‘Ajumma’ no more: Housekeepers given new job title, ‘house managers’

Domestic workers have often been addressed by informal names like "ajumma" and "imo", comparable to "ma'am" and "aunt" in English, but such terms carry slightly derogatory connotations.

No Kyung-min

No Kyung-min

The Korea Herald


Stock image of a cleaning hand. PHOTO: THE KOREA HERALD

August 4, 2023

SEOUL – Housekeepers in Korea, commonly referred to as “ajumma” or “imo,” have acquired a new job title, “gasa gwallisa,” meaning house manager.

The Ministry of Employment and Labor, officially announcing the new occupational title Wednesday, asked the general public to use it to refer to domestic workers — those who provide services such as cleaning, washing, kitchen work and caring for members of a household — from now on.

So far, domestic workers have often been addressed by informal names like “ajumma” and “imo” — comparable to “ma’am” and “aunt” in English — but such terms carry slight derogatory connotations and do not adequately recognize their dignity and professionalism, the ministry explained.

Traditionally, Koreans have tended to use job titles when referring to work colleagues.

The new title of house managers was selected through a survey of workers in the field.

Nearly 43 percent of the 10,623 domestic workers surveyed by the ministry-affiliated housework service support center preferred the title.

Informal terms used to call domestic workers here include “ajumma,” “ajumeoni” and “imo-nim.” Ajumma is a term used to call to a middle-aged woman, though it has a slightly derogatory connotation, while ajumeoni is a more respectful form of address.

Imo-nim is the honorific suffix “nim” added to the Korean word for one’s mother’s sister or “aunt.”

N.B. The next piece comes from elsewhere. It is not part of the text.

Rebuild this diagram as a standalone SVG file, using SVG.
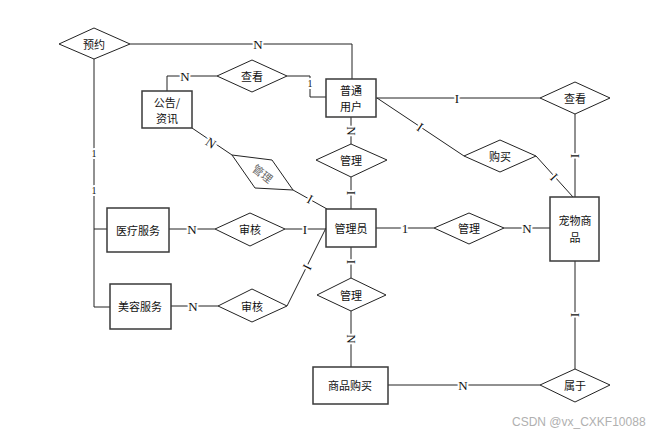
<svg xmlns="http://www.w3.org/2000/svg" width="652" height="435" viewBox="0 0 652 435">
<style>
.bg{fill:#fff}
.ent rect{fill:#fff;stroke:#3a3a3a;stroke-width:1.5}
.rel polygon{fill:#fff;stroke:#222;stroke-width:1}
.t{font-family:"Noto Sans CJK SC","Liberation Sans",sans-serif;font-size:11px;fill:#111;text-anchor:middle;dominant-baseline:central}
.conn path{fill:none;stroke:#222;stroke-width:1}
.lb{font-family:"Liberation Serif",serif;font-size:13px;fill:#111;text-anchor:middle;dominant-baseline:central;stroke:#fff;stroke-width:4;paint-order:stroke}
.sm{font-size:10px}
.wm{font-family:"Liberation Sans",sans-serif;font-size:12px;fill:#b0b0b0}
</style>
<rect class="bg" width="652" height="435"/>
<g class="conn" id="connectors">
<path d="M130,44 H352 V79"/>
<path d="M94,59 V307 M94,229 H107 M94,307 H110"/>
<path d="M217,76 H167 V91"/>
<path d="M287,76 H310 V97 H326"/>
<path d="M376,98 H540"/>
<path d="M377,98 L464,156"/>
<path d="M536,156 L573,197"/>
<path d="M575,114 V197"/>
<path d="M351,117 V144"/>
<path d="M351,177 V209"/>
<path d="M192,128 L232,155"/>
<path d="M293,190 L327,209"/>
<path d="M169,229 H215"/>
<path d="M285,229 H326"/>
<path d="M171,306 H218"/>
<path d="M287,306 L326,228"/>
<path d="M376,228 H434"/>
<path d="M504,228 H550"/>
<path d="M351,247 V278"/>
<path d="M351,311 V367"/>
<path d="M388,385 H540"/>
<path d="M575,261 V369"/>
</g>
<g id="labels">
<text class="lb" x="258" y="44">N</text>
<text class="lb" x="185" y="76">N</text>
<text class="lb sm" x="310" y="83">1</text>
<text class="lb" x="457" y="98">I</text>
<text class="lb" x="420" y="127" transform="rotate(34 420 127)">I</text>
<text class="lb" x="554" y="177" transform="rotate(47 554 177)">I</text>
<text class="lb" x="575" y="156" transform="rotate(90 575 156)">I</text>
<text class="lb" x="351" y="131" transform="rotate(90 351 131)">N</text>
<text class="lb" x="351" y="193" transform="rotate(90 351 193)">I</text>
<text class="lb" x="211" y="143" transform="rotate(34 211 143)">N</text>
<text class="lb" x="310" y="199" transform="rotate(28 310 199)">I</text>
<text class="lb" x="192" y="229">N</text>
<text class="lb" x="305" y="229">I</text>
<text class="lb" x="193" y="306">N</text>
<text class="lb" x="307" y="267" transform="rotate(-63 307 267)">I</text>
<text class="lb" x="405" y="228">1</text>
<text class="lb" x="527" y="228">N</text>
<text class="lb" x="351" y="262" transform="rotate(90 351 262)">I</text>
<text class="lb" x="351" y="339" transform="rotate(90 351 339)">N</text>
<text class="lb" x="463" y="385">N</text>
<text class="lb" x="575" y="315" transform="rotate(90 575 315)">I</text>
<text class="lb sm" x="94" y="153">1</text>
<text class="lb sm" x="94" y="190">1</text>
</g>
<g id="n-yuyue" class="rel"><polygon points="59,44 94,28 130,44 94,59"/><text class="t" x="94" y="44">预约</text></g>
<g id="n-chakan1" class="rel"><polygon points="217,76 252,60 287,76 252,92"/><text class="t" x="252" y="76">查看</text></g>
<g id="n-gonggao" class="ent"><rect x="142" y="91" width="50" height="37"/><text class="t" x="167" y="101.5">公告/</text><text class="t" x="167" y="117.5">资讯</text></g>
<g id="n-putong" class="ent"><rect x="326" y="79" width="50" height="38"/><text class="t" x="351" y="90">普通</text><text class="t" x="351" y="106">用户</text></g>
<g id="n-chakan2" class="rel"><polygon points="540,98 575,82 610,98 575,114"/><text class="t" x="575" y="98">查看</text></g>
<g id="n-goumai" class="rel"><polygon points="464,156 500,140 536,156 500,172"/><text class="t" x="500" y="156">购买</text></g>
<g id="n-guanli1" class="rel"><polygon points="316,160 351,144 387,160 351,177"/><text class="t" x="351" y="160">管理</text></g>
<g id="n-guanli-diag" class="rel"><polygon points="232,155 272,160 293,190 255,188"/><text class="t" x="263" y="173" transform="rotate(38 263 173)" style="fill:#666">管理</text></g>
<g id="n-guanliyuan" class="ent"><rect x="326" y="209" width="50" height="38"/><text class="t" x="351" y="228">管理员</text></g>
<g id="n-yiliao" class="ent"><rect x="107" y="208" width="62" height="44"/><text class="t" x="138" y="230">医疗服务</text></g>
<g id="n-shenhe1" class="rel"><polygon points="215,229 250,213 285,229 250,246"/><text class="t" x="250" y="229">审核</text></g>
<g id="n-meirong" class="ent"><rect x="110" y="284" width="61" height="45"/><text class="t" x="140" y="306">美容服务</text></g>
<g id="n-shenhe2" class="rel"><polygon points="218,306 252,289 287,306 252,322"/><text class="t" x="252" y="306">审核</text></g>
<g id="n-guanli2" class="rel"><polygon points="434,228 469,213 504,228 469,244"/><text class="t" x="469" y="228">管理</text></g>
<g id="n-chongwu" class="ent"><rect x="550" y="197" width="49" height="64"/><text class="t" x="575" y="220">宠物商</text><text class="t" x="575" y="237">品</text></g>
<g id="n-guanli3" class="rel"><polygon points="317,295 351,278 386,295 351,311"/><text class="t" x="351" y="295">管理</text></g>
<g id="n-shangpin" class="ent"><rect x="313" y="367" width="75" height="37"/><text class="t" x="350" y="385">商品购买</text></g>
<g id="n-shuyu" class="rel"><polygon points="540,385 575,369 610,385 575,402"/><text class="t" x="575" y="385">属于</text></g>
<text class="wm" x="512" y="426">CSDN @vx_CXKF10088</text>
</svg>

One 63-year-old cleaning worker named Park expressed her discomfort with being called ajumma, as it feels demeaning. “Some people call me ‘eomeonim,’ but I prefer to be addressed as ‘yeosanim,'” she explained to The Korea Herald.

“Eeomeonim” means mother, while “yeosanim” refers to a married woman of high social status, similar to “madam.”

In June last year, domestic workers were granted official legal status as workers, entitling them to receive the minimum wage and four major social insurance schemes following the promulgation of the Act on the Employment Improvement of Domestic Workers.

The nation has seen an increase in the number of government-authorized institutions providing domestic work services, reaching almost 50.